596: Prayer of the Palo Verde Beetle

596: Prayer of the Palo Verde Beetle

596: Prayer of the Palo Verde Beetle

Transcript

I’m Ada Limón and this is The Slowdown.

I have always been interested in how we see ourselves in other animals. The way someone can glimpse a horse or a bird and suddenly be reminded of themselves. Or maybe reminded of what they are not.

Just before the weather turned and when it was still nice enough to do yoga on my screened-in porch, I saw a beetle cross my yoga mat.

He was a small beetle, nothing too scary or intimidating, and I watched him for some time, careful not to crush him accidentally. I do my best not to harm bugs if I can help it, though some spiders get the worst of my surprised fear and a quick whack without thinking about it. But that day, I was content to let the beetle be.

Multiple times, the beetle crawled on my mat, until once when it nearly crawled onto my face, and without thinking I flicked him off, as gently as I could. To my horror, he landed directly into a spider's web that I hadn’t seen under the patio bricks. I had worked so hard to save him and then, before I could even realize it, the spider got to work.

It felt like some disastrous metaphor. But it also seemed a much more natural way to die. I didn’t kill the beetle, but I’m pretty sure that spider did.

Life is like that sometimes, you are both the beetle and the spider, and the web is the world we live in. Perhaps it was inevitable. What happens is what happens.

In today’s imaginative poem, we see what happens when the speaker witnesses a beetle at a gas station.
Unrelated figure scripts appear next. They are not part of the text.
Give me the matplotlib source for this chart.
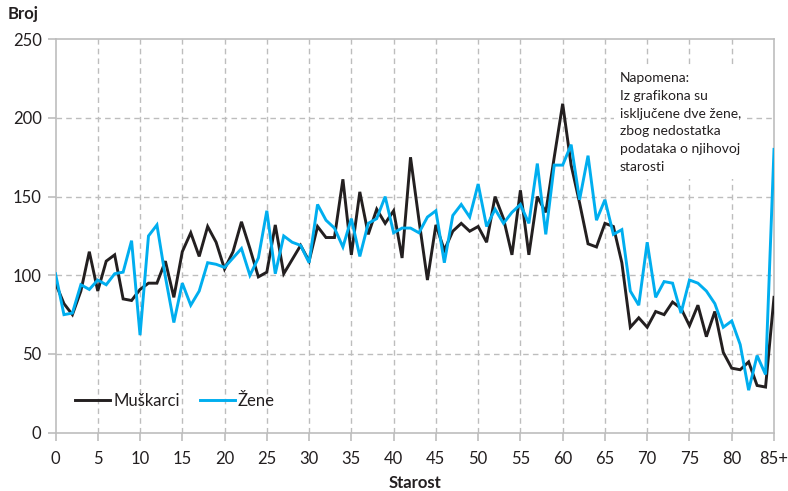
import matplotlib
matplotlib.use("Agg")
import matplotlib.pyplot as plt
import numpy as np

plt.rcParams['font.family'] = ['Lato', 'DejaVu Sans']

ages = list(range(86))
tick_pos = list(range(0, 86, 5))
tick_labels = [str(t) for t in range(0, 85, 5)] + ["85+"]

muskarci = [95, 82, 75, 90, 115, 90, 109, 113, 85, 84,
            91, 95, 95, 109, 86, 115, 127, 112, 131, 121,
            104, 115, 134, 117, 99, 102, 132, 101, 110, 119,
            109, 131, 124, 124, 161, 113, 153, 126, 142, 133,
            141, 111, 175, 135, 97, 132, 116, 128, 133, 128,
            131, 121, 150, 136, 113, 154, 113, 150, 140, 175,
            209, 170, 146, 120, 118, 133, 131, 108, 67, 73,
            67, 77, 75, 83, 79, 68, 81, 61, 77, 51,
            41, 40, 45, 30, 29, 86]

zene = [101, 75, 76, 94, 91, 97, 94, 101, 102, 122,
        62, 125, 132, 99, 70, 95, 81, 90, 108, 107,
        105, 111, 117, 100, 111, 141, 101, 125, 121, 119,
        108, 145, 135, 130, 118, 136, 112, 133, 136, 150,
        127, 130, 130, 127, 137, 141, 108, 138, 145, 137,
        158, 131, 142, 133, 140, 145, 133, 171, 126, 170,
        170, 183, 148, 176, 135, 148, 126, 129, 90, 81,
        121, 86, 96, 95, 76, 97, 95, 90, 82, 67,
        71, 56, 27, 49, 37, 180]

note = "Napomena:\nIz grafikona su\nisključene dve žene,\nzbog nedostatka\npodataka o njihovoj\nstarosti"

fig = plt.figure(figsize=(7.88, 4.91), dpi=100)
ax = fig.add_axes([55.5/788, 1-432.7/491, (774-55.5)/788, (432.7-39.2)/491])

grid_c = '#bdbdbd'
for xv in range(5, 85, 5):
    ax.axvline(xv, color=grid_c, lw=1.0, ls=(0, (4, 3)), zorder=0)
for yv in range(50, 250, 50):
    ax.axhline(yv, color=grid_c, lw=1.0, ls=(0, (4, 3)), zorder=0)

ax.plot(ages, muskarci, color='#231f20', lw=2.1, label='Muškarci', zorder=3, solid_joinstyle='miter')
ax.plot(ages, zene, color='#00aeef', lw=2.1, label='Žene', zorder=3, solid_joinstyle='miter')

ax.set_xlim(0, 85)
ax.set_ylim(0, 250)
ax.set_xticks(tick_pos)
ax.set_xticklabels(tick_labels)
ax.set_yticks(range(0, 251, 50))
for s in ax.spines.values():
    s.set_color(grid_c)
    s.set_linewidth(1.2)
ax.tick_params(axis='both', colors=grid_c, length=6, width=1.2, labelcolor='#231f20', labelsize=12)
ax.tick_params(axis='x', pad=7)
ax.tick_params(axis='y', pad=4)

fig.text((55.5 + 774) / 2 / 788, 1-483/491, 'Starost', fontsize=12, fontweight='bold',
         color='#231f20', va='center', ha='center')
fig.text(8/788, 1-14/491, 'Broj', fontsize=12, fontweight='bold', color='#231f20', va='center', ha='left')

leg = ax.legend(loc='lower left', bbox_to_anchor=(0.006, 0.022), frameon=False, ncol=2,
                fontsize=12, handlelength=2.1, columnspacing=1.2, handletextpad=0.2)
for t in leg.get_texts():
    t.set_color('#231f20')

fig.text(620/788, 1-72/491, note, fontsize=10, color='#231f20', va='top', ha='left',
         linespacing=1.58,
         bbox=dict(facecolor='white', edgecolor='none', pad=4), zorder=5)

fig.savefig('out.png', dpi=100)
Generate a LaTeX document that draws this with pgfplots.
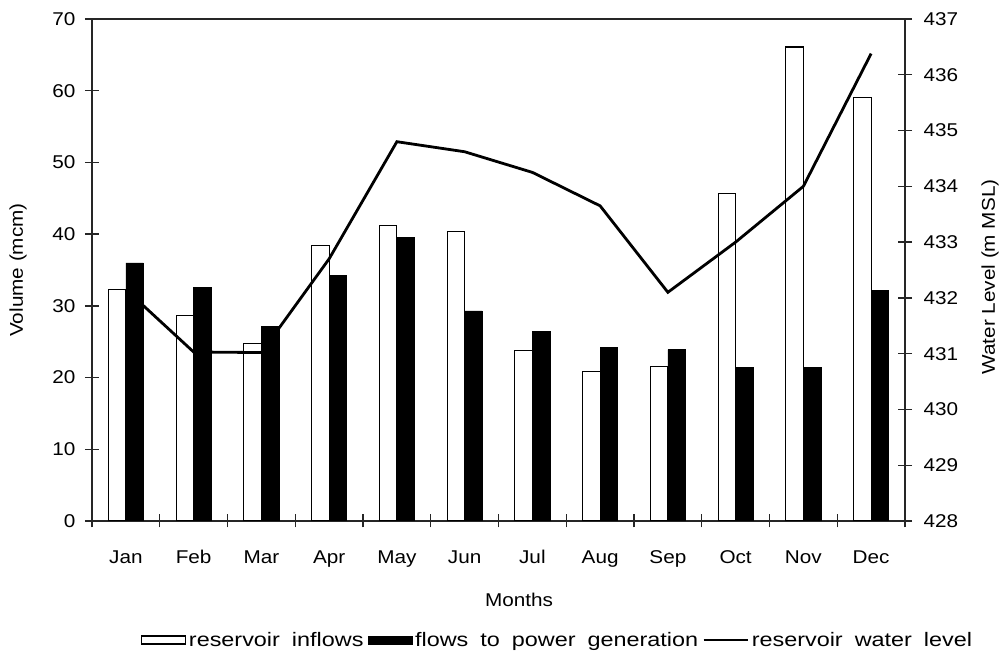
\documentclass[border=0pt]{standalone}
\usepackage{fontspec}
\setmainfont{Liberation Sans}[FakeStretch=1.12]
\newfontfamily\legfamily{Liberation Sans}[FakeStretch=1.2]
\usepackage{pgfplots}
\pgfplotsset{compat=1.18}
\newcommand{\lblfont}{\fontsize{18.5}{22}\selectfont}
\newcommand{\legfont}{\legfamily\fontsize{19.5}{22}\selectfont\spaceskip=12pt\relax}
\begin{document}
\begin{tikzpicture}[x=1pt,y=1pt]
\useasboundingbox (0,0) rectangle (1008,655);
\begin{axis}[
  at={(92pt,134pt)}, anchor=south west,
  scale only axis, width=813pt, height=502pt,
  xmin=0.5, xmax=12.5, ymin=0, ymax=70,
  ybar=0pt, bar width=17.5pt,
  xtick={1,...,12},
  xticklabels={Jan,Feb,Mar,Apr,May,Jun,Jul,Aug,Sep,Oct,Nov,Dec},
  major x tick style={draw=none},
  minor xtick={0.5,1.5,...,12.5},
  ytick={0,10,...,70},
  tick align=center,
  major tick length=14pt, minor tick length=13pt,
  xtick pos=bottom, ytick pos=left,
  axis line style={black!85, line width=1.3pt},
  tick style={black!85, line width=1.3pt},
  font=\lblfont,
  /pgf/number format/assume math mode=true,
  ticklabel style={font=\lblfont},
  xticklabel style={yshift=-19pt},
  yticklabel style={xshift=-6pt},
  legend style={draw=none, at={(axis description cs:0.5,0)}, anchor=center,
    xshift=59pt, yshift=-119pt, font=\legfont,
    /tikz/every even column/.append style={column sep=2pt},
    /tikz/every odd column/.append style={column sep=1pt}},
  legend columns=-1,
]
\addplot[fill=white, draw=black, line width=1.1pt,
  legend image code/.code={\draw[fill=white,draw=black,line width=1.1pt] (0pt,-4pt) rectangle (44pt,4pt);}]
  coordinates {(1,32.3) (2,28.7) (3,24.8) (4,38.4) (5,41.2) (6,40.4) (7,23.8) (8,20.8) (9,21.6) (10,45.7) (11,66.1) (12,59.1)};
\addlegendentry{reservoir inflows}
\addplot[fill=black, draw=black, line width=0.6pt,
  legend image code/.code={\draw[fill=black,draw=black] (0pt,-4pt) rectangle (44pt,4pt);}]
  coordinates {(1,36.0) (2,32.6) (3,27.1) (4,34.3) (5,39.6) (6,29.3) (7,26.4) (8,24.2) (9,23.9) (10,21.4) (11,21.4) (12,32.1)};
\addlegendentry{flows to power generation}
\addlegendimage{legend image code/.code={\draw[black,line width=2.5pt] (0pt,0pt) -- (44pt,0pt);}}
\addlegendentry{reservoir water level}
\end{axis}
\begin{axis}[
  at={(92pt,134pt)}, anchor=south west,
  scale only axis, width=813pt, height=502pt,
  xmin=0.5, xmax=12.5, ymin=428, ymax=437,
  axis x line=none, axis y line*=right,
  ytick={428,429,...,437},
  tick align=center, major tick length=14pt,
  axis line style={black!85, line width=1.3pt},
  tick style={black!85, line width=1.3pt},
  /pgf/number format/assume math mode=true,
  /pgf/number format/1000 sep={},
  ticklabel style={font=\lblfont},
  yticklabel style={xshift=8pt},
]
\addplot[black, line width=2.8pt, mark=none]
  coordinates {(1,432.15) (2,431.03) (3,431.02) (4,432.7) (5,434.8) (6,434.62) (7,434.25) (8,433.65) (9,432.1) (10,433.0) (11,434.0) (12,436.38)};
\end{axis}
\node[rotate=90, font=\lblfont] at (18,385) {Volume (mcm)};
\node[rotate=90, font=\lblfont] at (990,378) {Water Level (m MSL)};
\node[font=\lblfont] at (519,55) {Months};
\end{tikzpicture}
\end{document}
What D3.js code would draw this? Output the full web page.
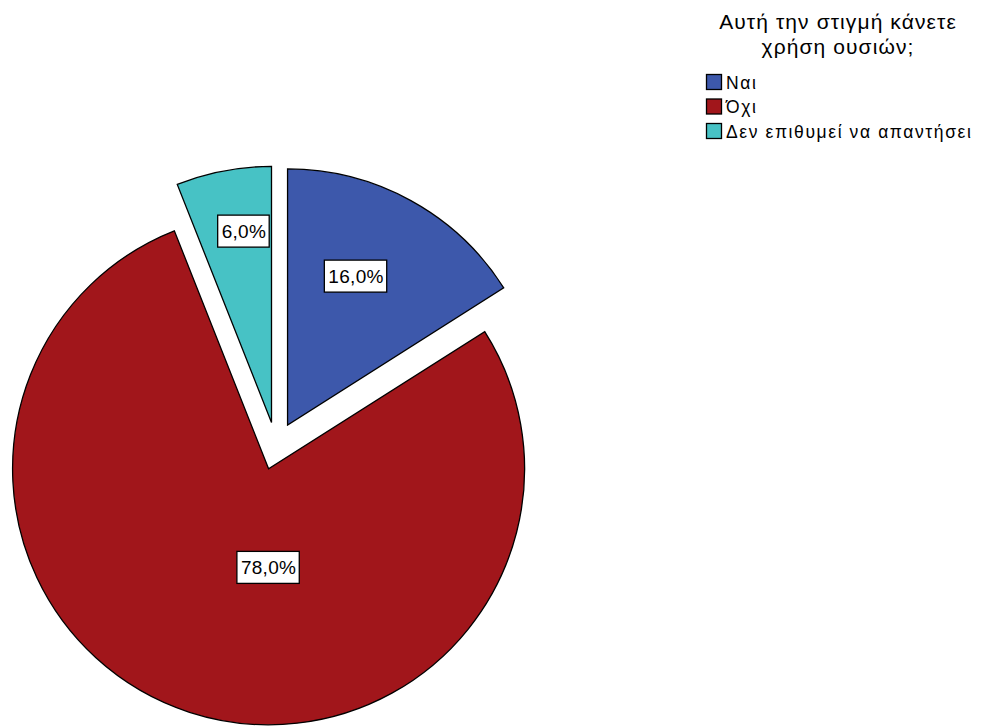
<!DOCTYPE html>
<html><head><meta charset="utf-8">
<script src="https://cdn.jsdelivr.net/npm/d3@7"></script>
<style>body{margin:0;background:#fff}svg{display:block}</style>
</head><body>
<script>
const categories = ["Ναι", "Όχι", "Δεν επιθυμεί να απαντήσει"];
const values = [16.0, 78.0, 6.0];
const colors = ["#3D58AB", "#A1161B", "#47C2C5"];
const title = ["Αυτή την στιγμή κάνετε", "χρήση ουσιών;"];

const W = 986, H = 727;
const cx = 276, cy = 446, R = 256, explode = 24;
// label placement (angle in degrees from 12 o'clock, fraction of radius from slice tip)
const labelPos = [[24.7, 0.64], [180, 0.385], [-8.2, 0.755]];

const svg = d3.select("body").append("svg").attr("width", W).attr("height", H);
const pie = d3.pie().sort(null).value(d => d).startAngle(0).endAngle(2 * Math.PI);
const arcs = pie(values);
const arc = d3.arc().innerRadius(0).outerRadius(R);
const fmt = v => d3.format(".1f")(v).replace(".", ",") + "%";

const g = svg.append("g");
arcs.forEach((a, i) => {
  const mid = (a.startAngle + a.endAngle) / 2;
  const ox = cx + explode * Math.sin(mid), oy = cy - explode * Math.cos(mid);
  const sg = g.append("g").attr("transform", `translate(${ox},${oy})`);
  sg.append("path").attr("d", arc(a)).attr("fill", colors[i])
    .attr("stroke", "#000").attr("stroke-width", 1.3).attr("stroke-linejoin", "miter");
});
arcs.forEach((a, i) => {
  const mid = (a.startAngle + a.endAngle) / 2;
  const ox = cx + explode * Math.sin(mid), oy = cy - explode * Math.cos(mid);
  const ang = labelPos[i][0] * Math.PI / 180, rr = labelPos[i][1] * R;
  const lx = ox + rr * Math.sin(ang), ly = oy - rr * Math.cos(ang);
  const t = svg.append("text").attr("x", lx).attr("y", ly + 7)
    .attr("text-anchor", "middle").attr("font-family", "Liberation Sans, Arial, sans-serif")
    .attr("font-size", 19).attr("letter-spacing", 0.3).text(fmt(values[i]));
  const bb = t.node().getBBox();
  svg.insert("rect", () => t.node()).attr("x", bb.x - 4).attr("y", ly - 16)
    .attr("width", bb.width + 7).attr("height", 32)
    .attr("fill", "#fff").attr("stroke", "#000").attr("stroke-width", 1.3);
});

// legend
const lg = svg.append("g").attr("font-family", "Liberation Sans, Arial, sans-serif");
title.forEach((t, i) => {
  lg.append("text").attr("x", 838).attr("y", 29 + i * 25).attr("text-anchor", "middle")
    .attr("font-size", 21).attr("letter-spacing", 1.1).attr("fill", "#000").text(t);
});
categories.forEach((c, i) => {
  const y = 74 + i * 24.5;
  lg.append("rect").attr("x", 706.5).attr("y", y + 0.5).attr("width", 15).attr("height", 15)
    .attr("fill", colors[i]).attr("stroke", "#000").attr("stroke-width", 1.3);
  lg.append("text").attr("x", 726).attr("y", y + 14.5).attr("font-size", 17.5)
    .attr("letter-spacing", 1.6).attr("fill", "#000").text(c);
});
</script>
</body></html>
Prayer of the Palo Verde Beetle
by Felicia Zamora

I watch a Palo Verde beetle on its back, flail tibia spurs & tarsi & antenna
next to the gas station pump. Heat of crude oil, of carbon atoms in
absorption; heat of desert in August suffocates my thighs & sweat runs
course of my legs in frozen witness. I am spiracles pin pricking a body
trying to breathe. I am elytra to cement. I carry migration in my scutum:
a song unraveling over generation after generation & yet a border weighs
on mind & mandible, a bullseye on my back, on the backs of those of us
who sing across imaginary lines with inherited wings. Goose flesh exists
before ticker tape, before the shooter, before brown bodies agape &
words consume & images consume & we look to the sky for semblance
of song & a wall becomes a scalpel in rip across abdomen of continent 
which first born an entrance, a womb. I am compound eye meeting
brown irises in firmament. I am cloud-cover prayer. Foot in reach to turn 
over & I collapse in a nation’s hesitation. I am pupils in drill, aghast.